Sailor Moon was an elusive anime to me growing up. It was on Toonami at 3PM and my school bus didn’t drop me off until 4PM. I watched the show when I was sick or on weekdays when I happened to not be in school. A part of me is thankful I never watched it enough to know what was going on. They ripped that poor anime to shreds, sometimes deleting whole episodes.
Sailor Moon can be considered a classic. It set the stage for future ‘magical girl’ manga and anime. I don’t know what took me so long, but I have finally picked up the manga.
Usagi Tsukino is a 14-year-old middle school student. I would describe her as a spacey, nerdy crybaby. She doesn’t do too well in school, loves the arcade and is easily upset. Who better to protect the world as Sailor Moon?

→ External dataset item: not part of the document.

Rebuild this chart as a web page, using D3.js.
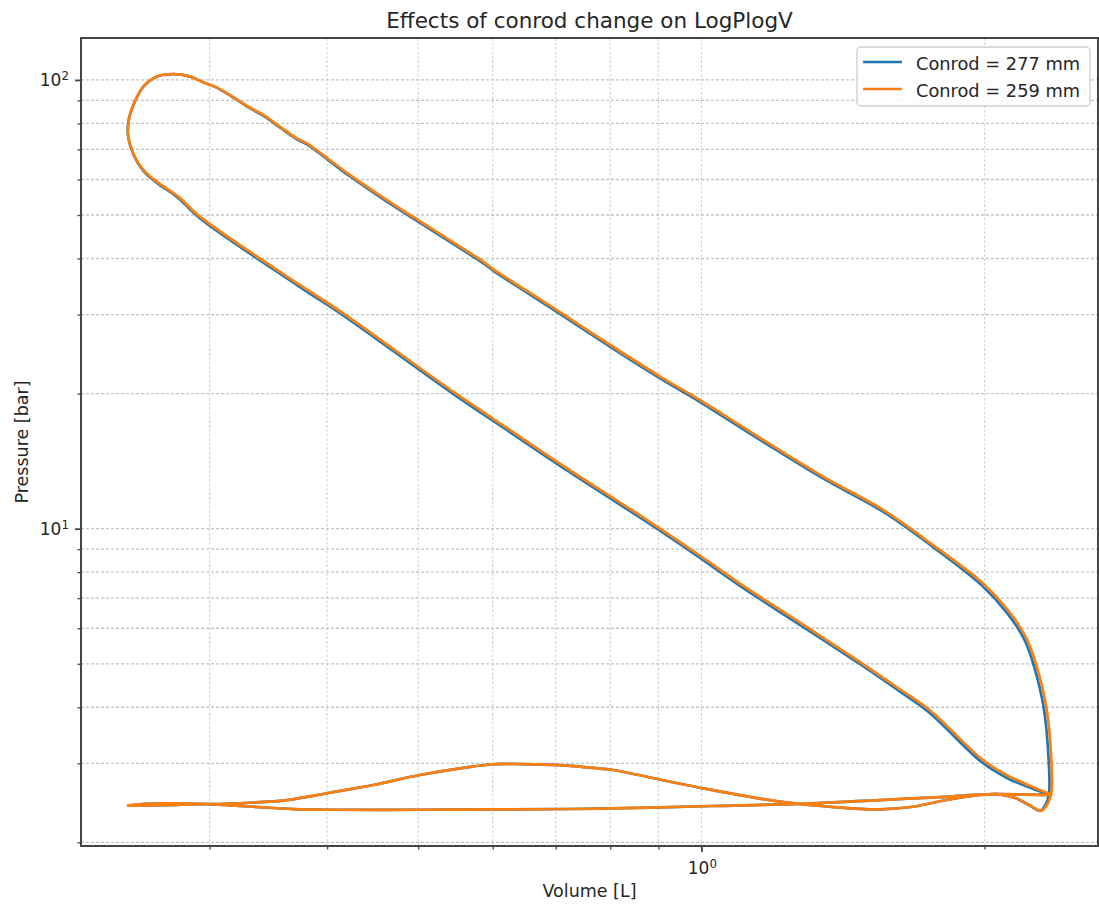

Once Usagi’s mystical powers are brought to her attention, she is told she must seek out her allies. These additional sailor scouts are themed after the planets. They’re ultimate goal is to protect their princess and the ‘legendary silver crystal,” which holds immense power.
The divide between good and evil seems pretty cut and dry. Battles are fast and to the point. Most of the story line focuses on finding the other scouts. In addition to Sailor Moon, three other planetary-themed scouts make an appearance. There is also the ever mysterious Tuxedo Mask. There’s not a lot to say about the man for the moment except that he’s connected to the sailor scouts in some way. He just keeps popping up and then whooshing away.
I expected the story to play out simply, as this is a manga geared toward girls closer to Usagi’s age. What I didn’t expect were the hints at missing memories. It seems like every character, upon discovering their power, felt as if they remembered once having those abilities.
The villains maintain they’re mystery throughout the book with seemingly no more motive than to have the ‘legendary silver crystal’ to themselves. I hope their motives will be expanded upon in future books. Furthermore, I am extremely curious about these lost memories.
- Fast paced story-line
- Lost of unique characters
- A black and white concept of good and evil
- Motives for all characters are pretty simple
- Mystery surrounding missing memories
Rating: 3 Stars
Takeuchi, Naoko. Pretty Guardian Sailor Moon. New York, NY: Kodansha Comics, 2011. Print.